Print the lines starting at the line containing "Give me the Altair source for this chart." and ending at the line containing "nacl_label_value = [0.815]", exactly and in full, without the pictures.

-- EXTRACTED DATA start --

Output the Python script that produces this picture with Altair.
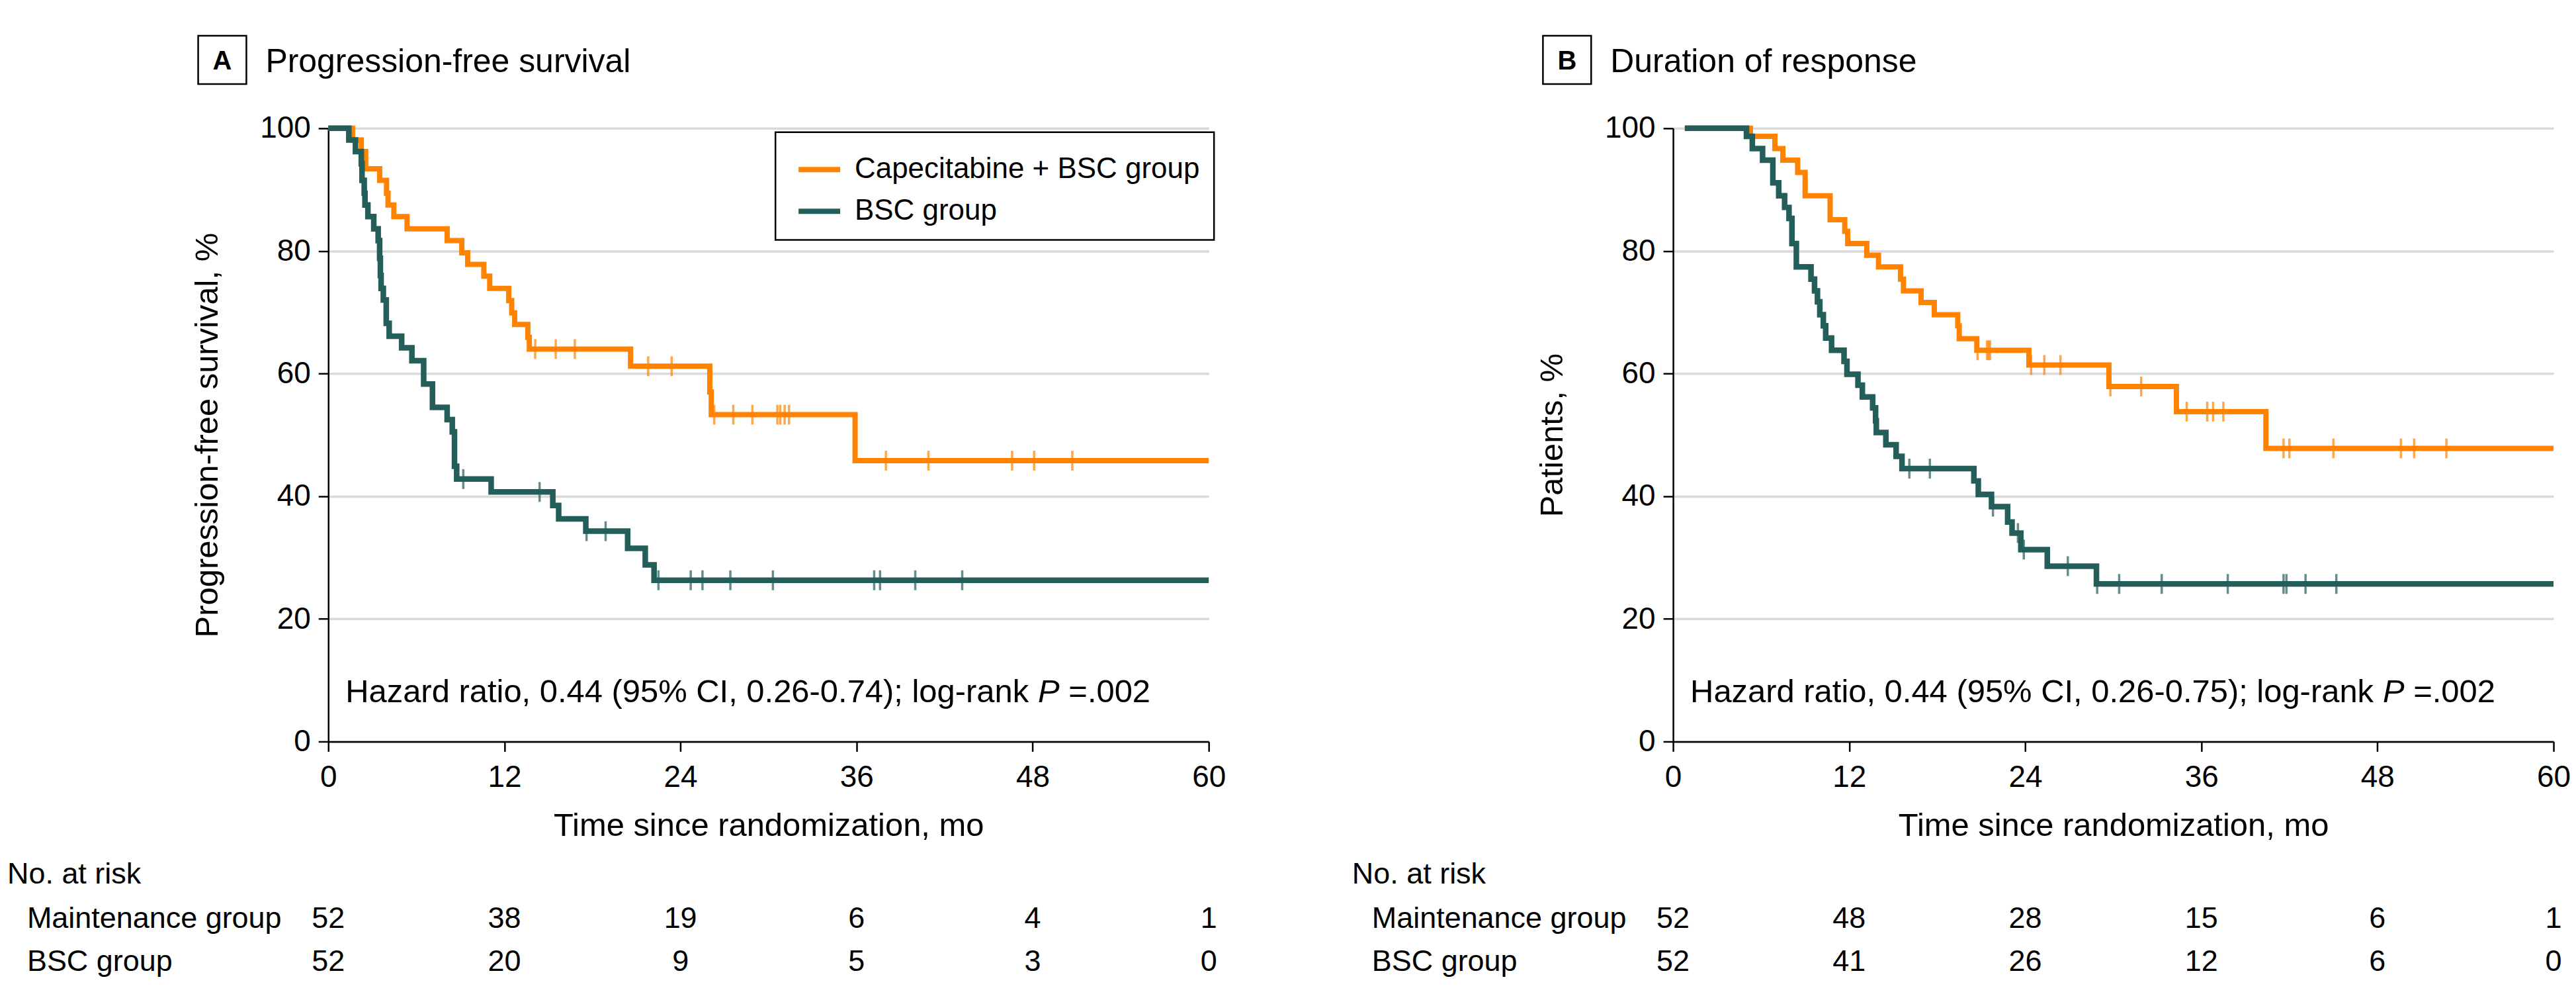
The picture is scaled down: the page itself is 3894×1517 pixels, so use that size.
import altair as alt
import pandas as pd

FONT = "Liberation Sans, Arial, sans-serif"
ORANGE = "#FF8200"
TEAL = "#235E5A"

groups = ["Capecitabine + BSC group", "BSC group"]
x_ticks = [0, 12, 24, 36, 48, 60]
y_ticks = [0, 20, 40, 60, 80, 100]

# ---------------- Panel A: progression-free survival ----------------
a_cap_time = [0, 1.65, 2.25, 2.55, 3.5, 3.97, 4.07, 4.47, 5.37, 8.1, 9.1, 9.5, 10.6, 11.0,
              12.3, 12.5, 12.7, 13.6, 13.7, 20.6, 26.0, 26.1, 35.9, 60]
a_cap_surv = [100, 98.1, 96.2, 93.4, 91.5, 89.4, 87.5, 85.6, 83.6, 81.7, 79.7, 77.8, 75.9, 73.9,
              71.9, 69.9, 68.0, 65.9, 64.0, 61.2, 57.0, 53.3, 45.8, 45.8]
a_cap_censor = [14.1, 15.5, 16.8, 21.8, 23.4, 26.3, 27.6, 28.9, 30.6, 30.8, 31.1, 31.4,
                38.0, 40.9, 46.6, 48.1, 50.7]
a_bsc_time = [0, 1.4, 1.85, 2.25, 2.3, 2.45, 2.5, 2.7, 3.1, 3.4, 3.5, 3.55, 3.6, 3.75, 3.95,
              4.15, 5.0, 5.7, 6.5, 7.1, 8.1, 8.45, 8.6, 8.75, 11.1, 15.3, 15.7, 17.55, 20.4,
              21.6, 22.2, 60]
a_bsc_surv = [100, 98.1, 96.2, 94.2, 91.5, 89.4, 87.5, 85.6, 83.6, 81.7, 78.8, 76.0, 73.9, 72.0,
              68.2, 66.1, 64.2, 62.1, 58.3, 54.5, 52.5, 50.5, 44.9, 42.8, 40.7, 38.5, 36.3, 34.3,
              31.5, 28.8, 26.3, 26.3]
a_bsc_censor = [9.2, 14.4, 17.6, 18.9, 22.5, 24.7, 25.5, 27.4, 30.3, 37.2, 37.6, 40.0, 43.2]
a_risk_cap = [52, 38, 19, 6, 4, 1]
a_risk_bsc = [52, 20, 9, 5, 3, 0]

# ---------------- Panel B: duration of response ----------------
b_cap_time = [0.8, 5.27, 6.94, 7.48, 8.49, 9.0, 10.7, 11.7, 11.9, 13.2, 14.0, 15.5, 15.7, 16.9,
              17.8, 19.4, 19.5, 20.7, 24.25, 29.7, 34.3, 40.4, 60]
b_cap_surv = [100, 98.7, 96.7, 94.8, 92.8, 89.0, 85.1, 83.2, 81.2, 79.3, 77.4, 75.4, 73.5, 71.6,
              69.6, 67.8, 65.7, 63.8, 61.4, 57.9, 53.8, 47.8, 47.8]
b_cap_censor = [20.75, 21.4, 21.5, 21.6, 24.4, 25.3, 26.4, 29.8, 31.9, 35.0, 36.4, 36.8, 37.5,
                41.6, 42.0, 45.0, 49.6, 50.5, 52.7]
b_bsc_time = [0.8, 5.0, 5.4, 6.1, 6.8, 7.2, 7.6, 7.9, 8.1, 8.4, 9.4, 9.64, 9.84, 10.0, 10.24,
              10.4, 10.8, 11.65, 11.85, 12.6, 12.9, 13.6, 13.8, 13.85, 14.5, 15.2, 15.6, 20.5,
              20.8, 21.7, 22.8, 23.1, 23.7, 25.5, 28.85, 60]
b_bsc_surv = [100, 98.7, 96.7, 94.8, 91.1, 89.0, 87.1, 85.3, 81.2, 77.4, 75.4, 73.5, 71.7, 69.6,
              67.8, 65.8, 63.8, 62.0, 59.9, 58.1, 56.2, 54.4, 52.3, 50.4, 48.4, 46.5, 44.5, 42.5,
              40.3, 38.3, 35.8, 34.0, 31.3, 28.6, 25.7, 25.7]
b_bsc_censor = [16.1, 17.5, 21.8, 23.5, 23.9, 26.9, 28.9, 30.4, 33.3, 37.8, 41.6, 41.8, 43.1, 45.2]
b_risk_cap = [52, 48, 28, 15, 6, 1]
b_risk_bsc = [52, 41, 26, 12, 6, 0]

risk_row_labels = ["No. at risk", "Maintenance group", "BSC group"]

# Arial / Liberation Sans advance widths (1/1000 em) for placing the italic P
ARIAL_W = {' ': 278, '(': 333, ')': 333, ',': 278, '-': 333, '.': 278, ';': 278, '%': 889,
           '=': 584, 'C': 722, 'H': 722, 'I': 278, 'P': 667, 'a': 556, 'd': 556, 'g': 556,
           'i': 222, 'k': 500, 'l': 222, 'n': 556, 'o': 556, 'r': 333, 't': 278, 'z': 500}


def text_w(s, size):
    return sum(ARIAL_W.get(c, 556) for c in s) * size / 1000.0


def step_value(times, surv, t):
    v = surv[0]
    for ti, si in zip(times, surv):
        if t >= ti:
            v = si
    return v


def label(txt, x, y, size, align="left", weight="normal", style="normal"):
    return alt.Chart(pd.DataFrame({"label": [txt]})).mark_text(
        align=align, baseline="alphabetic", fontSize=size, font=FONT,
        fontWeight=weight, fontStyle=style, color="black").encode(
        x=alt.value(x), y=alt.value(y), text="label:N")


def panel(letter, title, ytitle, cap_t, cap_s, cap_c, bsc_t, bsc_s, bsc_c,
          risk_cap, risk_bsc, ci_text, with_legend):
    W, H = 1333, 928
    x_axis = alt.Axis(values=x_ticks, title="Time since randomization, mo", grid=False,
                      domainColor="black", domainWidth=2.5, tickColor="black", tickWidth=2.5,
                      tickSize=15, labelFontSize=46, labelPadding=17, labelFont=FONT,
                      labelColor="black", labelFlush=False, titleFontSize=49, titleFont=FONT,
                      titleFontWeight="normal", titleColor="black", titleBaseline="alphabetic",
                      titleY=142)
    y_axis = alt.Axis(values=y_ticks, title=ytitle, grid=True, gridColor="#D9D9D9",
                      gridWidth=3.5, domainColor="black", domainWidth=2.5, tickColor="black",
                      tickWidth=2.5, tickSize=15, labelFontSize=46, labelPadding=12,
                      labelFont=FONT, labelColor="black", titleFontSize=49, titleFont=FONT,
                      titleFontWeight="normal", titleColor="black", titleBaseline="alphabetic",
                      titleAngle=270, titleX=-168)
    x_enc = alt.X("t:Q", scale=alt.Scale(domain=[0, 60], nice=False, zero=False), axis=x_axis)
    y_enc = alt.Y("s:Q", scale=alt.Scale(domain=[0, 100], nice=False, zero=True), axis=y_axis)

    cap_df = pd.DataFrame({"t": cap_t, "s": cap_s, "group": groups[0]})
    bsc_df = pd.DataFrame({"t": bsc_t, "s": bsc_s, "group": groups[1]})
    cap_cdf = pd.DataFrame({"t": cap_c, "s": [step_value(cap_t, cap_s, t) for t in cap_c]})
    bsc_cdf = pd.DataFrame({"t": bsc_c, "s": [step_value(bsc_t, bsc_s, t) for t in bsc_c]})

    line_kw = dict(interpolate="step-after", strokeJoin="miter")
    if with_legend:
        legend = alt.Legend(title=None, orient="none", legendX=677, legendY=6,
                            strokeColor="black", fillColor="white", padding=21,
                            symbolType="stroke", symbolSize=3969, symbolStrokeWidth=8,
                            symbolOffset=10, labelFontSize=44, labelFont=FONT,
                            labelColor="black", labelOffset=18, rowPadding=5, labelLimit=2000)
        col = alt.Color("group:N", scale=alt.Scale(domain=groups, range=[ORANGE, TEAL]),
                        legend=legend)
        cap_line = alt.Chart(cap_df).mark_line(strokeWidth=8, **line_kw).encode(
            x=x_enc, y=y_enc, color=col)
        bsc_line = alt.Chart(bsc_df).mark_line(strokeWidth=8.5, **line_kw).encode(
            x=x_enc, y=y_enc, color=col)
    else:
        cap_line = alt.Chart(cap_df).mark_line(color=ORANGE, strokeWidth=8, **line_kw).encode(
            x=x_enc, y=y_enc)
        bsc_line = alt.Chart(bsc_df).mark_line(color=TEAL, strokeWidth=8.5, **line_kw).encode(
            x=x_enc, y=y_enc)

    tick_kw = dict(orient="vertical", size=30, thickness=3.5)
    cap_ticks = alt.Chart(cap_cdf).mark_tick(color=ORANGE, **tick_kw).encode(x=x_enc, y=y_enc)
    bsc_ticks = alt.Chart(bsc_cdf).mark_tick(color=TEAL, **tick_kw).encode(x=x_enc, y=y_enc)

    # panel heading: boxed letter + title
    box = alt.Chart(pd.DataFrame({"k": [0]})).mark_rect(
        fill="white", stroke="black", strokeWidth=2.5).encode(
        x=alt.value(-197), x2=alt.value(-124), y=alt.value(-140), y2=alt.value(-67))
    letter_t = label(letter, -160.5, -89, 40, align="center", weight="bold")
    title_t = label(title, -95, -85, 50)

    # hazard ratio annotation, with italic P
    hr_x, hr_y, hr_fs = 26, 868, 49
    pre = "Hazard ratio, 0.44 (95% CI, " + ci_text + "); log-rank"
    p_x = hr_x + text_w(pre + " ", hr_fs)
    post_x = p_x + text_w("P ", hr_fs)
    hr1 = label(pre, hr_x, hr_y, hr_fs)
    hr2 = label("P", p_x, hr_y, hr_fs, style="italic")
    hr3 = label("=.002", post_x, hr_y, hr_fs)

    # number-at-risk table
    risk_fs = 45
    cap_risk_df = pd.DataFrame({"t": x_ticks, "n": risk_cap})
    bsc_risk_df = pd.DataFrame({"t": x_ticks, "n": risk_bsc})
    r_kw = dict(align="center", baseline="alphabetic", fontSize=risk_fs, font=FONT, color="black")
    cap_risk = alt.Chart(cap_risk_df).mark_text(**r_kw).encode(
        x=x_enc, y=alt.value(1210), text="n:Q")
    bsc_risk = alt.Chart(bsc_risk_df).mark_text(**r_kw).encode(
        x=x_enc, y=alt.value(1275), text="n:Q")
    r0 = label(risk_row_labels[0], -486, 1143, risk_fs)
    r1 = label(risk_row_labels[1], -456, 1210, risk_fs)
    r2 = label(risk_row_labels[2], -456, 1275, risk_fs)

    return alt.layer(cap_line, bsc_line, cap_ticks, bsc_ticks, box, letter_t, title_t,
                     hr1, hr2, hr3, cap_risk, bsc_risk, r0, r1, r2).properties(width=W, height=H)


panel_a = panel("A", "Progression-free survival", "Progression-free survival, %",
                a_cap_time, a_cap_surv, a_cap_censor, a_bsc_time, a_bsc_surv, a_bsc_censor,
                a_risk_cap, a_risk_bsc, "0.26-0.74", True)
panel_b = panel("B", "Duration of response", "Patients, %",
                b_cap_time, b_cap_surv, b_cap_censor, b_bsc_time, b_bsc_surv, b_bsc_censor,
                b_risk_cap, b_risk_bsc, "0.26-0.75", False)

chart = alt.hconcat(panel_a, panel_b, spacing=703, bounds="flush").resolve_scale(
    color="independent").properties(
    padding={"left": 3, "top": 43, "right": 0, "bottom": 5},
    background="white").configure_view(stroke=None).configure_legend(strokeWidth=2.5)

chart.save("out.html", embed_options={"renderer": "svg", "actions": False})
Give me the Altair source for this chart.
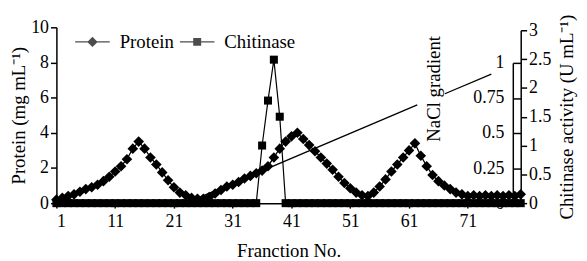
import altair as alt
import pandas as pd

FONT = "Liberation Serif"

fractions = list(range(1, 81))
protein = [
    0.2, 0.3, 0.4, 0.5, 0.65, 0.8, 0.9, 1.05, 1.25, 1.5,
    1.8, 2.1, 2.5, 3.1, 3.5, 3.1, 2.6, 2.2, 1.75, 1.3,
    0.9, 0.6, 0.45, 0.3, 0.25, 0.25, 0.35, 0.55, 0.75, 0.95,
    1.05, 1.2, 1.4, 1.55, 1.7, 1.85, 2.1, 2.6, 3.1, 3.5,
    3.8, 4.0, 3.65, 3.3, 2.95, 2.6, 2.25, 1.9, 1.5, 1.15,
    0.85, 0.6, 0.45, 0.4, 0.6, 0.95, 1.35, 1.8, 2.2, 2.6,
    3.0, 3.4, 2.7, 2.1, 1.6, 1.25, 1.0, 0.8, 0.6, 0.5,
    0.4, 0.45, 0.4, 0.45, 0.4, 0.45, 0.4, 0.45, 0.4, 0.5,
]
chitinase = [
    0, 0, 0, 0, 0, 0, 0, 0, 0, 0,
    0, 0, 0, 0, 0, 0, 0, 0, 0, 0,
    0, 0, 0, 0, 0, 0, 0, 0, 0, 0,
    0, 0, 0, 0, 0, 1.0, 1.78, 2.49, 1.5, 0,
    0, 0, 0, 0, 0, 0, 0, 0, 0, 0,
    0, 0, 0, 0, 0, 0, 0, 0, 0, 0,
    0, 0, 0, 0, 0, 0, 0, 0, 0, 0,
    0, 0, 0, 0, 0, 0, 0, 0, 0, 0,
]
nacl_fraction = [23, 62.4, 67.1, 75]
nacl_value = [0, 0.70, 0.78, 0.92]
nacl_segment = ["a", "a", "b", "b"]
nacl_label = ["NaCl gradient"]
nacl_label_fraction = [65.2]
nacl_label_value = [0.815]

x_ticks = [1, 11, 21, 31, 41, 51, 61, 71]
protein_ticks = [0, 2, 4, 6, 8, 10]
chit_ticks = [0, 0.5, 1, 1.5, 2, 2.5, 3]
nacl_ticks = [0, 0.25, 0.5, 0.75, 1]
series = ["Protein", "Chitinase"]

df = pd.DataFrame({"fraction": fractions, "protein": protein, "chitinase": chitinase})
nacl_df = pd.DataFrame({"fraction": nacl_fraction, "nacl": nacl_value, "segment": nacl_segment})
label_df = pd.DataFrame({"fraction": nacl_label_fraction, "nacl": nacl_label_value, "label": nacl_label})
legend_df = pd.DataFrame({"series": series})

x_scale = alt.Scale(domain=[1, 80], nice=False, zero=False)
x_enc = alt.X("fraction:Q", scale=x_scale,
              axis=alt.Axis(values=x_ticks, title="Franction No.", tickSize=5,
                            labelPadding=5, titlePadding=11))

protein_layer = alt.Chart(df).mark_line(
    color="black", strokeWidth=1.3,
    point=alt.OverlayMarkDef(shape="diamond", filled=True, size=115, color="black"),
).encode(
    x=x_enc,
    y=alt.Y("protein:Q", scale=alt.Scale(domain=[0, 10], nice=False),
            axis=alt.Axis(orient="left", values=protein_ticks, title="Protein (mg mL⁻¹)",
                          tickSize=6, labelPadding=2, titlePadding=2)),
)

chit_layer = alt.Chart(df).mark_line(
    color="black", strokeWidth=1.2,
    point=alt.OverlayMarkDef(shape="square", filled=True, size=66, color="black"),
).encode(
    x=alt.X("fraction:Q"),
    y=alt.Y("chitinase:Q", scale=alt.Scale(domain=[0, 3], range=[178, 3], nice=False),
            axis=alt.Axis(orient="right", values=chit_ticks, format=".1~f",
                          title="Chitinase activity (U mL⁻¹)", tickSize=6, labelPadding=2,
                          titleAngle=270, titlePadding=26)),
)

nacl_scale = alt.Scale(domain=[0, 1], range=[178, 36], nice=False)
nacl_layer = alt.Chart(nacl_df).mark_line(color="black", strokeWidth=1.3).encode(
    x=alt.X("fraction:Q"),
    y=alt.Y("nacl:Q", scale=nacl_scale,
            axis=alt.Axis(orient="right", offset=-8, values=nacl_ticks, format=".2~f",
                          tickSize=8, labelAlign="right", labelPadding=-17, title=None)),
    detail="segment:N",
)

text_layer = alt.Chart(label_df).mark_text(angle=270, font=FONT, fontSize=19, color="black").encode(
    x=alt.X("fraction:Q"),
    y=alt.Y("nacl:Q", scale=alt.Scale(domain=[0, 1], range=[178, 36], nice=False), axis=None),
    text="label:N",
)

diamond_path = "M-1,-0.04H1V0.04H-1Z M0,-0.3L0.3,0L0,0.3L-0.3,0Z"
square_path = "M-1,-0.04H1V0.04H-1Z M-0.23,-0.23H0.23V0.23H-0.23Z"

legend_layer = alt.Chart(legend_df).mark_point(filled=True, clip=True, color="black").encode(
    x=alt.value(-500),
    y=alt.value(-500),
    shape=alt.Shape("series:N",
                    scale=alt.Scale(domain=series, range=[diamond_path, square_path]),
                    legend=alt.Legend(orient="none", legendX=19, legendY=-3, direction="horizontal",
                                      title=None, symbolSize=1225, symbolStrokeWidth=0,
                                      symbolFillColor="black", symbolStrokeColor="black",
                                      labelFont=FONT, labelFontSize=19, labelColor="black",
                                      labelOffset=10, columnPadding=6, padding=0)),
)

chart = alt.layer(
    protein_layer, chit_layer, nacl_layer, text_layer, legend_layer
).resolve_scale(
    y="independent", shape="independent"
).properties(
    width=470, height=178,
    autosize=alt.AutoSizeParams(type="none"),
    padding={"left": 49, "top": 18, "right": 59, "bottom": 56},
).configure_axis(
    labelFont=FONT, titleFont=FONT, labelColor="black", titleColor="black",
    domainColor="black", tickColor="black", grid=False,
    labelFontSize=18, titleFontSize=19, titleFontWeight="normal",
    domainWidth=1.5, tickWidth=1.5,
).configure_view(stroke=None)

chart.save("out.html", embed_options={"renderer": "svg", "actions": False})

-- EXTRACTED DATA end --

▶ **SOLUTION**
Give me the Altair source for this chart.
import altair as alt
import pandas as pd

FONT = "Liberation Serif"

fractions = list(range(1, 81))
protein = [
    0.2, 0.3, 0.4, 0.5, 0.65, 0.8, 0.9, 1.05, 1.25, 1.5,
    1.8, 2.1, 2.5, 3.1, 3.5, 3.1, 2.6, 2.2, 1.75, 1.3,
    0.9, 0.6, 0.45, 0.3, 0.25, 0.25, 0.35, 0.55, 0.75, 0.95,
    1.05, 1.2, 1.4, 1.55, 1.7, 1.85, 2.1, 2.6, 3.1, 3.5,
    3.8, 4.0, 3.65, 3.3, 2.95, 2.6, 2.25, 1.9, 1.5, 1.15,
    0.85, 0.6, 0.45, 0.4, 0.6, 0.95, 1.35, 1.8, 2.2, 2.6,
    3.0, 3.4, 2.7, 2.1, 1.6, 1.25, 1.0, 0.8, 0.6, 0.5,
    0.4, 0.45, 0.4, 0.45, 0.4, 0.45, 0.4, 0.45, 0.4, 0.5,
]
chitinase = [
    0, 0, 0, 0, 0, 0, 0, 0, 0, 0,
    0, 0, 0, 0, 0, 0, 0, 0, 0, 0,
    0, 0, 0, 0, 0, 0, 0, 0, 0, 0,
    0, 0, 0, 0, 0, 1.0, 1.78, 2.49, 1.5, 0,
    0, 0, 0, 0, 0, 0, 0, 0, 0, 0,
    0, 0, 0, 0, 0, 0, 0, 0, 0, 0,
    0, 0, 0, 0, 0, 0, 0, 0, 0, 0,
    0, 0, 0, 0, 0, 0, 0, 0, 0, 0,
]
nacl_fraction = [23, 62.4, 67.1, 75]
nacl_value = [0, 0.70, 0.78, 0.92]
nacl_segment = ["a", "a", "b", "b"]
nacl_label = ["NaCl gradient"]
nacl_label_fraction = [65.2]
nacl_label_value = [0.815]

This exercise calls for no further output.